-- Start DATA PROVIDED --

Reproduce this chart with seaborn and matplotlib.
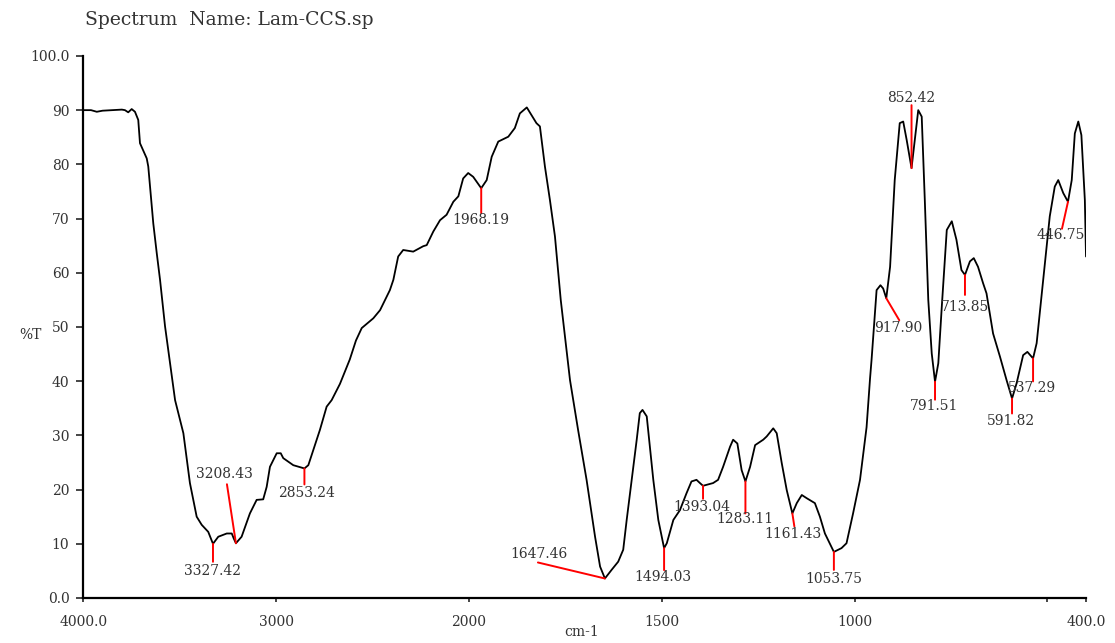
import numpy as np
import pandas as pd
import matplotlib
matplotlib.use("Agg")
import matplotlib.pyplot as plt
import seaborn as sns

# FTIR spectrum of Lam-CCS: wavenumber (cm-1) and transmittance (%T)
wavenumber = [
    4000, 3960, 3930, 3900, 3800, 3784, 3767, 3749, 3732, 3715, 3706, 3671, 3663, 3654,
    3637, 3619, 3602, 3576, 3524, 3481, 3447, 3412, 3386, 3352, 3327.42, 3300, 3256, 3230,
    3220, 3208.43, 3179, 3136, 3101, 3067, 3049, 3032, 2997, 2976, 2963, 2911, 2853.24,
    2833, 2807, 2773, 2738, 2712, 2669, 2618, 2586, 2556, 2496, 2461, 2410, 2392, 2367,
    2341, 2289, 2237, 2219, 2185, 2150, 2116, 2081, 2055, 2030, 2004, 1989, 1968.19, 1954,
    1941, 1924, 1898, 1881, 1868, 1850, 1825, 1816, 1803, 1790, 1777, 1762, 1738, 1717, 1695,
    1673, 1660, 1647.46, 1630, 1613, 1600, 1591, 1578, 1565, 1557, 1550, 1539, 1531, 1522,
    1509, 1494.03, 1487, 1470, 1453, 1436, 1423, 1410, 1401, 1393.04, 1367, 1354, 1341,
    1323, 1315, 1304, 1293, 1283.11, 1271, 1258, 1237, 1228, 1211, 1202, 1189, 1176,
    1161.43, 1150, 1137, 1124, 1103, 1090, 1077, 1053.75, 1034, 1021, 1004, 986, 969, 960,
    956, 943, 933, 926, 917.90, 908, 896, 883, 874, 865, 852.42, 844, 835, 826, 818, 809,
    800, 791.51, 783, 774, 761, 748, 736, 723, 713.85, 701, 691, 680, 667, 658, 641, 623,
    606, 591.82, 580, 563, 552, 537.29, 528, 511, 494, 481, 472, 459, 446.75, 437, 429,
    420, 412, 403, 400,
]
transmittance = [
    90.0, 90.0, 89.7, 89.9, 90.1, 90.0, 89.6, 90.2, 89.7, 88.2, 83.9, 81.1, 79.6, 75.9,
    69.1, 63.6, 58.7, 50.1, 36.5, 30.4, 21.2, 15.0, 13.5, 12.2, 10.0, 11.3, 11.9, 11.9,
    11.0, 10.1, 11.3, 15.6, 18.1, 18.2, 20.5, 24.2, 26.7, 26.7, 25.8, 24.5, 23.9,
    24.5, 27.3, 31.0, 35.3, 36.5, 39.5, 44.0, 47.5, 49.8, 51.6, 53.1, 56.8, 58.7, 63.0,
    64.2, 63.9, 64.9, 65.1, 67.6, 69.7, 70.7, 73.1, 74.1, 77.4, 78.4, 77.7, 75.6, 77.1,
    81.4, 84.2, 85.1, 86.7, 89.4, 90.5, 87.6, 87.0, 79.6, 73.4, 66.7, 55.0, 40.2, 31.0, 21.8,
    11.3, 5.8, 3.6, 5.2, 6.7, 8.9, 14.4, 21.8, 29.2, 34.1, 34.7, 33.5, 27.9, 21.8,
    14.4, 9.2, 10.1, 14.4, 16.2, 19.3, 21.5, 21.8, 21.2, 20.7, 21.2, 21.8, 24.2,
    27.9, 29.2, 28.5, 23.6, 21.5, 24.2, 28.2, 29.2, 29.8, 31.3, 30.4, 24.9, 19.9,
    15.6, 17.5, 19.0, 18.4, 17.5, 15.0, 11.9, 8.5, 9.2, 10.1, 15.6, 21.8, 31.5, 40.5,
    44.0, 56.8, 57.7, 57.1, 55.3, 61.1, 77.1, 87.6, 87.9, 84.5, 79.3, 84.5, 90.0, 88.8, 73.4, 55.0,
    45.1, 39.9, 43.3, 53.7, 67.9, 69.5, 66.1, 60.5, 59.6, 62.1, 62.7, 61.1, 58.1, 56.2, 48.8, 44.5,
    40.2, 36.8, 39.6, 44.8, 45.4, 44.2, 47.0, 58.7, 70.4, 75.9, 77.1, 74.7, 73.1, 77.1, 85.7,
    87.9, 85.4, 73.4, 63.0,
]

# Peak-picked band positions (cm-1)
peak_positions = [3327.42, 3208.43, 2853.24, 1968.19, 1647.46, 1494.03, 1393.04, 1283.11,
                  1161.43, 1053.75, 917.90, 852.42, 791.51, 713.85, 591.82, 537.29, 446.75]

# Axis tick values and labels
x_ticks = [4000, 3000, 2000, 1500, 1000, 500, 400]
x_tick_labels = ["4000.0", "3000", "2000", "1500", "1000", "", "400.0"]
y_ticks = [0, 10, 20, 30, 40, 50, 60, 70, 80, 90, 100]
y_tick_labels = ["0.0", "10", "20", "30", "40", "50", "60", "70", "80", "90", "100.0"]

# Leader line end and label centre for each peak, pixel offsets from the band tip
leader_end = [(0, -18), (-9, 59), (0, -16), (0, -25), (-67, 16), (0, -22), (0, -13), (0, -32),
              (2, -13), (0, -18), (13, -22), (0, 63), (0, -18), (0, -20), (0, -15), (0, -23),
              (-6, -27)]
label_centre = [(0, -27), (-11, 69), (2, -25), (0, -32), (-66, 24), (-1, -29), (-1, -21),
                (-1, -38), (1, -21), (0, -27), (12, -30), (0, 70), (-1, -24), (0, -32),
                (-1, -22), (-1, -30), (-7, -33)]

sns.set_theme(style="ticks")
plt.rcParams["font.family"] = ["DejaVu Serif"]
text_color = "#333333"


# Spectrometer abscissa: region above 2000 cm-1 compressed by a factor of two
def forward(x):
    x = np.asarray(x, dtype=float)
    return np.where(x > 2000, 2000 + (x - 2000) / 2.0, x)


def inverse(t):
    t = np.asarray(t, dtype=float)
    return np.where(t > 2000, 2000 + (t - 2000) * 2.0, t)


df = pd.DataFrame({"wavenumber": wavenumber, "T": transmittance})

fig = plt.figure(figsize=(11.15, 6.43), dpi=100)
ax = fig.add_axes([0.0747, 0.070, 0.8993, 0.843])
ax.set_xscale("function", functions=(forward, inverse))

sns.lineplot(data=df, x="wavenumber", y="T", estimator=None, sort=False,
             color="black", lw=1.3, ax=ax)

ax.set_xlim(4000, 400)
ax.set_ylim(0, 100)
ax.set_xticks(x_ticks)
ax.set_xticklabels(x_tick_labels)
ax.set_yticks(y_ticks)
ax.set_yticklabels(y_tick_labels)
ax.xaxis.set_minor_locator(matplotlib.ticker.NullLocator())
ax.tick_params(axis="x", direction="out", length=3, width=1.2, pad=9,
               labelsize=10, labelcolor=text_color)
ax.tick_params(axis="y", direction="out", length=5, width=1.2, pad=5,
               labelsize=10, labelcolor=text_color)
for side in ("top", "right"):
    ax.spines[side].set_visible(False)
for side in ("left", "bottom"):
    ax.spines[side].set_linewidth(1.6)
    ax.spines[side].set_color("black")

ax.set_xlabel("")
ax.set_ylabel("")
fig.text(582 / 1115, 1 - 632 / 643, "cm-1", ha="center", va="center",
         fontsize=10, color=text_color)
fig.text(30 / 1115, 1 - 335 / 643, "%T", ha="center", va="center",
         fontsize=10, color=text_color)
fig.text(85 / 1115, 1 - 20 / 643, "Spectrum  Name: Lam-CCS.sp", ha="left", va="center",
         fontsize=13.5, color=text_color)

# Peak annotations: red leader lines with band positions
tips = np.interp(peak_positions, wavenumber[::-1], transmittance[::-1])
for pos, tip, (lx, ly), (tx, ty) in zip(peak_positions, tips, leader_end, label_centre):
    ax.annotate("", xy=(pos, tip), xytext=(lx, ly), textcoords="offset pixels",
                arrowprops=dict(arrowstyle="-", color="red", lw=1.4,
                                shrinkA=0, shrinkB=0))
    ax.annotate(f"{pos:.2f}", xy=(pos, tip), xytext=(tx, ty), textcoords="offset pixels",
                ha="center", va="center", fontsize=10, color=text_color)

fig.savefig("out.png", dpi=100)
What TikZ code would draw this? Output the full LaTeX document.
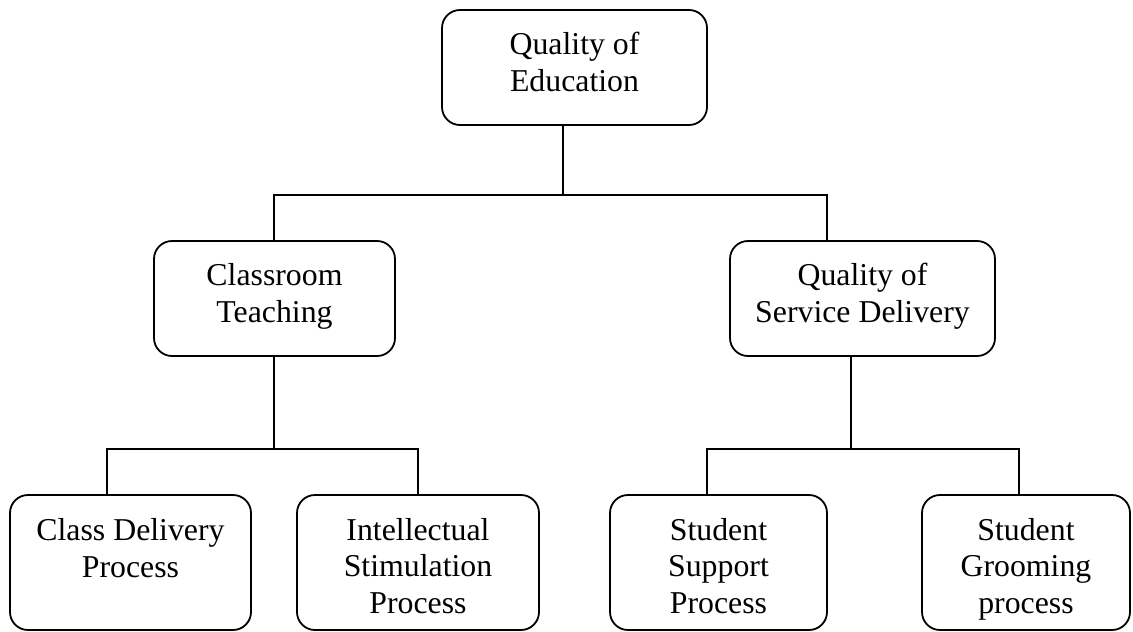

-- End DATA PROVIDED --

** GOAL OF THE EXERCISE **
Count the lines in which the string "with" appears, then report only that figure.

** EXERCISE ANSWER **
2